* What you need to do: Give the listing again character for character, but drop the images.

* Given material:
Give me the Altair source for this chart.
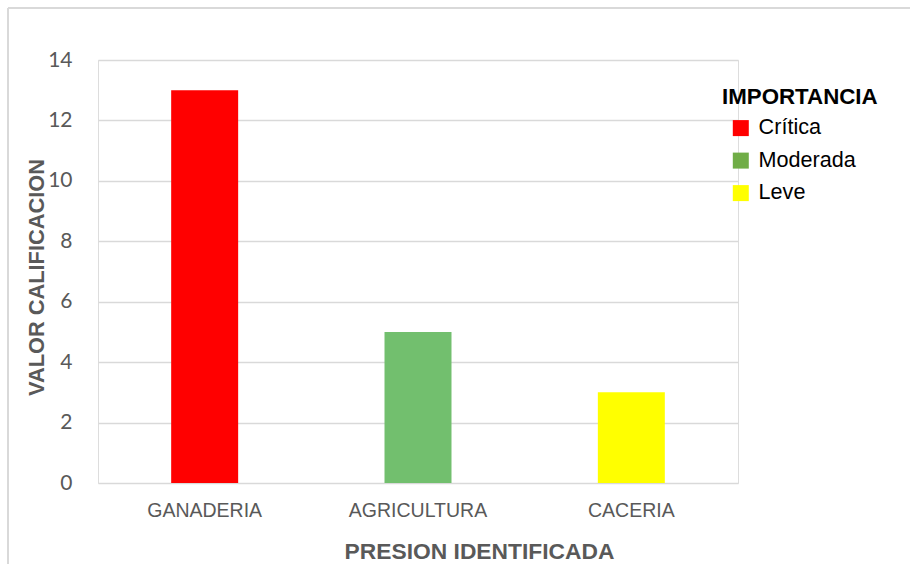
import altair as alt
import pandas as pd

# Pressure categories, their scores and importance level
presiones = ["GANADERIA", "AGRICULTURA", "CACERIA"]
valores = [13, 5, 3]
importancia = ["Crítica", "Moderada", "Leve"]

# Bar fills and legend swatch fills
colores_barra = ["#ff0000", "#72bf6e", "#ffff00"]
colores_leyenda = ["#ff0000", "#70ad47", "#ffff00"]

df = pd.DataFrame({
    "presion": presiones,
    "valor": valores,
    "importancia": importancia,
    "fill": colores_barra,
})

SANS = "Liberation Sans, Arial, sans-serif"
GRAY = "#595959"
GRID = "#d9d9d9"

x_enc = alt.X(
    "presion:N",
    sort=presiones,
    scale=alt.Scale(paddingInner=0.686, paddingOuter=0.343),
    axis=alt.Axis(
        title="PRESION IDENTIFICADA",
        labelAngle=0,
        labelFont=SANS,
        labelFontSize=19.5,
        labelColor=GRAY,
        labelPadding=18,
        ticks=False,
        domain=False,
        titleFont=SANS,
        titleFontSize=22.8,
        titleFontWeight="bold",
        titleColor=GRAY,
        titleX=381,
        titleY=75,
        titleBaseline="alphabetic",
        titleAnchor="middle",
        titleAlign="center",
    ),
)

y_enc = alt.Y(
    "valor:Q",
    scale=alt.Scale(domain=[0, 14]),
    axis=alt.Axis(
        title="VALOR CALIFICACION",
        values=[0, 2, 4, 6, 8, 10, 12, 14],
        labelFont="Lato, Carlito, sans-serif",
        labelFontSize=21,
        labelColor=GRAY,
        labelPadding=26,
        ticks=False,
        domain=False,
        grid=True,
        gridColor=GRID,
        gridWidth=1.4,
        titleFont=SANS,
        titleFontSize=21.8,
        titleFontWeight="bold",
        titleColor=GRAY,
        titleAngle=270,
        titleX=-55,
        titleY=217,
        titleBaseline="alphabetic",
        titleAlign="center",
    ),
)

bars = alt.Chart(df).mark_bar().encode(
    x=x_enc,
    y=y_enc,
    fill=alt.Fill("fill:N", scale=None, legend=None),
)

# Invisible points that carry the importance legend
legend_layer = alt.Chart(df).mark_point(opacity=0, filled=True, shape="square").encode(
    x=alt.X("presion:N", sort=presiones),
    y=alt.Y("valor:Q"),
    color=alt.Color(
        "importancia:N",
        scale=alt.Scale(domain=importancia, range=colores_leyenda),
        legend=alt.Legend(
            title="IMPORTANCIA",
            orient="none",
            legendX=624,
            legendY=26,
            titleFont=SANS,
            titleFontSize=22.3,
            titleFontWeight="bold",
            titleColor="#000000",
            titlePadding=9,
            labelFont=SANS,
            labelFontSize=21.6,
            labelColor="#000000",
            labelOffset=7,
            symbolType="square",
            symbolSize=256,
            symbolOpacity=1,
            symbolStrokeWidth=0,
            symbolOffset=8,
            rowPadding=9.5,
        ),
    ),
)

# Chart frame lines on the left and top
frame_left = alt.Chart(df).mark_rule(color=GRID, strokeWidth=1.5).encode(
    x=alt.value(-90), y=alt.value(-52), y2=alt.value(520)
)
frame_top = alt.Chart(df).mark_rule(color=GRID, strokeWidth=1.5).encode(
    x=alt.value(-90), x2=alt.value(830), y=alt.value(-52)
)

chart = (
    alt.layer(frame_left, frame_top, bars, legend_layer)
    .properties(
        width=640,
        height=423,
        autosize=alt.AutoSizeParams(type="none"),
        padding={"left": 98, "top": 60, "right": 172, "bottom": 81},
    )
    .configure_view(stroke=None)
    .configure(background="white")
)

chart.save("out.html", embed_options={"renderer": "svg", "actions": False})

* Full solution:
Give me the Altair source for this chart.
import altair as alt
import pandas as pd

# Pressure categories, their scores and importance level
presiones = ["GANADERIA", "AGRICULTURA", "CACERIA"]
valores = [13, 5, 3]
importancia = ["Crítica", "Moderada", "Leve"]

# Bar fills and legend swatch fills
colores_barra = ["#ff0000", "#72bf6e", "#ffff00"]
colores_leyenda = ["#ff0000", "#70ad47", "#ffff00"]

df = pd.DataFrame({
    "presion": presiones,
    "valor": valores,
    "importancia": importancia,
    "fill": colores_barra,
})

SANS = "Liberation Sans, Arial, sans-serif"
GRAY = "#595959"
GRID = "#d9d9d9"

x_enc = alt.X(
    "presion:N",
    sort=presiones,
    scale=alt.Scale(paddingInner=0.686, paddingOuter=0.343),
    axis=alt.Axis(
        title="PRESION IDENTIFICADA",
        labelAngle=0,
        labelFont=SANS,
        labelFontSize=19.5,
        labelColor=GRAY,
        labelPadding=18,
        ticks=False,
        domain=False,
        titleFont=SANS,
        titleFontSize=22.8,
        titleFontWeight="bold",
        titleColor=GRAY,
        titleX=381,
        titleY=75,
        titleBaseline="alphabetic",
        titleAnchor="middle",
        titleAlign="center",
    ),
)

y_enc = alt.Y(
    "valor:Q",
    scale=alt.Scale(domain=[0, 14]),
    axis=alt.Axis(
        title="VALOR CALIFICACION",
        values=[0, 2, 4, 6, 8, 10, 12, 14],
        labelFont="Lato, Carlito, sans-serif",
        labelFontSize=21,
        labelColor=GRAY,
        labelPadding=26,
        ticks=False,
        domain=False,
        grid=True,
        gridColor=GRID,
        gridWidth=1.4,
        titleFont=SANS,
        titleFontSize=21.8,
        titleFontWeight="bold",
        titleColor=GRAY,
        titleAngle=270,
        titleX=-55,
        titleY=217,
        titleBaseline="alphabetic",
        titleAlign="center",
    ),
)

bars = alt.Chart(df).mark_bar().encode(
    x=x_enc,
    y=y_enc,
    fill=alt.Fill("fill:N", scale=None, legend=None),
)

# Invisible points that carry the importance legend
legend_layer = alt.Chart(df).mark_point(opacity=0, filled=True, shape="square").encode(
    x=alt.X("presion:N", sort=presiones),
    y=alt.Y("valor:Q"),
    color=alt.Color(
        "importancia:N",
        scale=alt.Scale(domain=importancia, range=colores_leyenda),
        legend=alt.Legend(
            title="IMPORTANCIA",
            orient="none",
            legendX=624,
            legendY=26,
            titleFont=SANS,
            titleFontSize=22.3,
            titleFontWeight="bold",
            titleColor="#000000",
            titlePadding=9,
            labelFont=SANS,
            labelFontSize=21.6,
            labelColor="#000000",
            labelOffset=7,
            symbolType="square",
            symbolSize=256,
            symbolOpacity=1,
            symbolStrokeWidth=0,
            symbolOffset=8,
            rowPadding=9.5,
        ),
    ),
)

# Chart frame lines on the left and top
frame_left = alt.Chart(df).mark_rule(color=GRID, strokeWidth=1.5).encode(
    x=alt.value(-90), y=alt.value(-52), y2=alt.value(520)
)
frame_top = alt.Chart(df).mark_rule(color=GRID, strokeWidth=1.5).encode(
    x=alt.value(-90), x2=alt.value(830), y=alt.value(-52)
)

chart = (
    alt.layer(frame_left, frame_top, bars, legend_layer)
    .properties(
        width=640,
        height=423,
        autosize=alt.AutoSizeParams(type="none"),
        padding={"left": 98, "top": 60, "right": 172, "bottom": 81},
    )
    .configure_view(stroke=None)
    .configure(background="white")
)

chart.save("out.html", embed_options={"renderer": "svg", "actions": False})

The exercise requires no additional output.